Musicians Delfeayo Marsalis and Mark Gross are featured prominently in the film which Marsalis co-wrote. There will be a discussion immediately following the film with Morgan’s sister and Houston resident Angela Morgan with moderator Horace Alexander Young.

  • Friday, January 26: New Orleans natives vocalist Kim Prevost and guitarist Bill Solley are the featured artists with special guest artist Angela Morgan, providing an upscale evening of music and dining at the very popular VIP dinner.  The $125 event, which sells out annually, will be held 6 p.m. Friday at the Doubletree Hotel, 6 Greenway Plaza, Houston.
  • Saturday, January 27: Learn from the best. Musicians Marsalis and Gross will lead a free Saturday morning Master Class from 10:30 a.m. to noon, open to all at Trinity Episcopal Church Midtown, 1015 Holman Street at Main.
  • Saturday evening 6 p.m., reception at Trinity featuring the music of the Jazz Education Inc. Student Ensemble.
  • Saturday evening 7 p.m., Houston native Horace Alexander Young returns to open the evening concert with his quartet.
  • Saturday evening 8 p.m., Marsalis and Gross headline the concert with a tribute to Frank Morgan.  VIP seating is $50, general seating is $35.
  • Sunday 11 a.m. free Jazz Mass pays tribute to the music of Ray Charles with vocalists Werner Richmond, the Trinity Choir and Trinity Jazz Ensemble directed by Horace Alexander Young with spiritual reflections by Rector Atkins.

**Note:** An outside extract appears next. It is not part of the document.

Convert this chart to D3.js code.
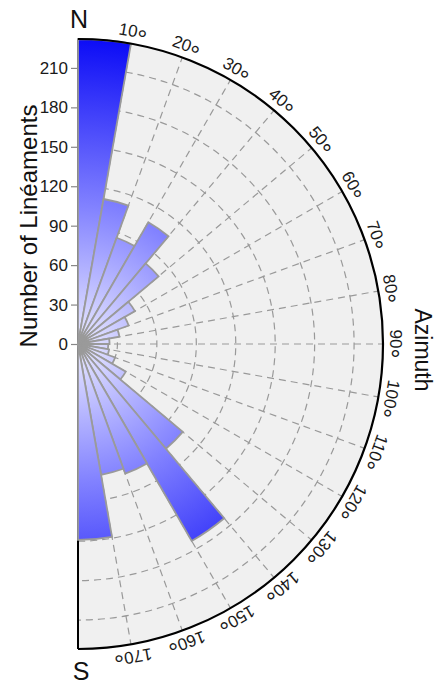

“The spontaneous aspect of jazz, in general, makes it a perfectly adaptable underscore for spiritual worship,” explained Horace Alexander Young who returns to Houston to serve as musical director.

“When one prays, the soul is opened up to be completely enriched and stimulated by prayer,” said Young.  “Jazz can match that experience through the element of improvisation.  It is through improvisation that the most personal form of individual expression can be made,” said Young.